Vilma da Conceiçao Pinto, diretora da IFI, vê a possibilidade de o governo seguir três caminhos diante desses números.

O primeiro é a mudança da meta, que ela considera ruim por configurar uma fuga das regras do arcabouço logo no primeiro ano de vigência.

O segundo cenário é o de descumprimento da meta, o que acionaria gatilhos para limitar despesas a partir de 2025. Esse caminho vem sendo defendido pelo presidente da Câmara dos Deputados, Arthur Lira (PP-AL).

O texto do arcabouço veda um conjunto de iniciativas (como reajustes para servidores públicos e medidas que gerem crescimento real de gastos obrigatórios) caso o resultado do ano fique abaixo do limite inferior do objetivo traçado.

Para 2024, é permitido um déficit de até 0,25% do PIB (ou R$ 28,7 bilhões, considerando os dados projetados no envio das diretrizes orçamentárias).

A terceira alternativa considerada pela economista é pensar em outras medidas de ajuste fiscal, como tem reforçado Haddad nos últimos dias.
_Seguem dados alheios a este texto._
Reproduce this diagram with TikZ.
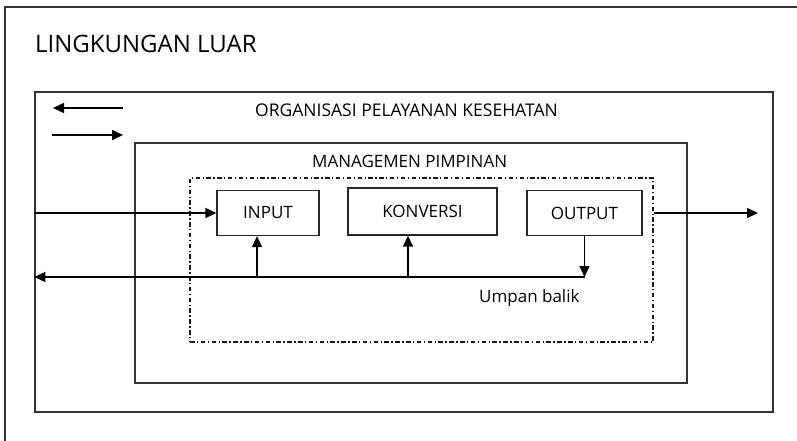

Para ela, no entanto, será preciso expandir a discussão ao planejar as próximas iniciativas.

“A melhor direção seria essa última [novas medidas]. Mas é importante notar que não dá para deixar todas as fichas nas receitas. Será preciso avançar na agenda de eficiência e qualidade dos gastos primários”, afirma ela.

Felipe Salto, economista-chefe da Warren Investimentos, também trabalha com números mais conservadores para a arrecadação. “Entendemos que, no conjunto, será possível arrecadar algo como um terço do total previsto [pelo governo] em receitas novas”, afirma.

Ele projeta um déficit primário no ano que vem de 0,73% do PIB, mas diz que o número poderá se aprofundar caso prospere o movimento do governo para limitar o contingenciamento em 2024 a pouco mais de R$ 20 bilhões -o que, para ele, contraria a lei complementar do arcabouço.

Atualmente, o mercado estima déficit primário de 0,76% do PIB em 2024. O dado consta no boletim Focus, pesquisa semanal do BC com analistas do mercado, divulgado na última segunda-feira (11).

Quanto ao bloqueio, economistas têm calculado a necessidade real de ao menos R$ 40 bilhões.

O contingenciamento de gastos durante o ano é uma exigência da legislação e deve ser aplicado quando for verificado risco ao cumprimento da meta. O governo Lula (PT), no entanto, manobra para blindar recursos ligados a investimentos no ano que vem.

Para Salto, a articulação e iniciativas do Congresso que comprometem as contas públicas podem levar o rombo a 0,95% do PIB. Ele ressalta que, mesmo assim, seria um déficit menor que o de 2023 (previsto pelo governo em 1,7% do PIB).

“O fundamental é manter a meta zero para o ano que vem porque ela é uma âncora, não um número mágico. O arcabouço tem gatilhos próprios a serem acionados tempestivamente. Mudar a meta é jogar isso pelos ares”, diz.

Ele defende que o governo não abandone a meta do ano que vem. Em sua visão, isso significaria piorar a trajetória de dívida, juros, câmbio e inflação.

“Foi uma vitória o Haddad conseguir preservar a meta mesmo diante das pressões.

No ano que vem, essas mesmas pressões vão voltar, provavelmente nos idos de março”, afirma, em referência ao mês em que o primeiro relatório bimestral de receitas e despesas precisa ser publicado pelo governo, indicando o montante a ser contingenciado para cumprir a meta do ano.

O economista Marcos Mendes, pesquisador associado do Insper e colunista da Folha, também cita como negativa para as contas a articulação do governo para limitar o contingenciamento. Para ele, o movimento e a sede do Congresso e do Executivo por aumento de despesas fará o cumprimento das metas de 2024 a 2026 deixar de ser uma possibilidade.

“A tendência será a de aprofundar o movimento que já começou. Toda vez que o arcabouço representar dificuldade para a implementação de uma política, muda-se o arcabouço”, diz.

Além da articulação para limitar o contingenciamento, ele cita como exemplos de manobras em andamento a exceção das despesas da nova bolsa para alunos do ensino médio, a tentativa de transformar parte das despesas com precatórios em despesas não-primárias e a classificação de receitas não-primárias do PIS/Pasep como primárias. “Isso vai virar rotina daqui para frente. Assim como as mudanças de metas”, diz.

Ele chama atenção para outro ponto, no lado das receitas. Boa parte da arrecadação adicional projetada pelo governo será não-recorrente e entrará apenas em 2024, como os pagamentos retroativos de impostos devidos no âmbito da MP (medida provisória) do ICMS e parte dos pagamentos no âmbito do Carf.

“Ajuda a fechar a conta de 2024, mas não é um reequilíbrio fiscal para os anos seguintes.”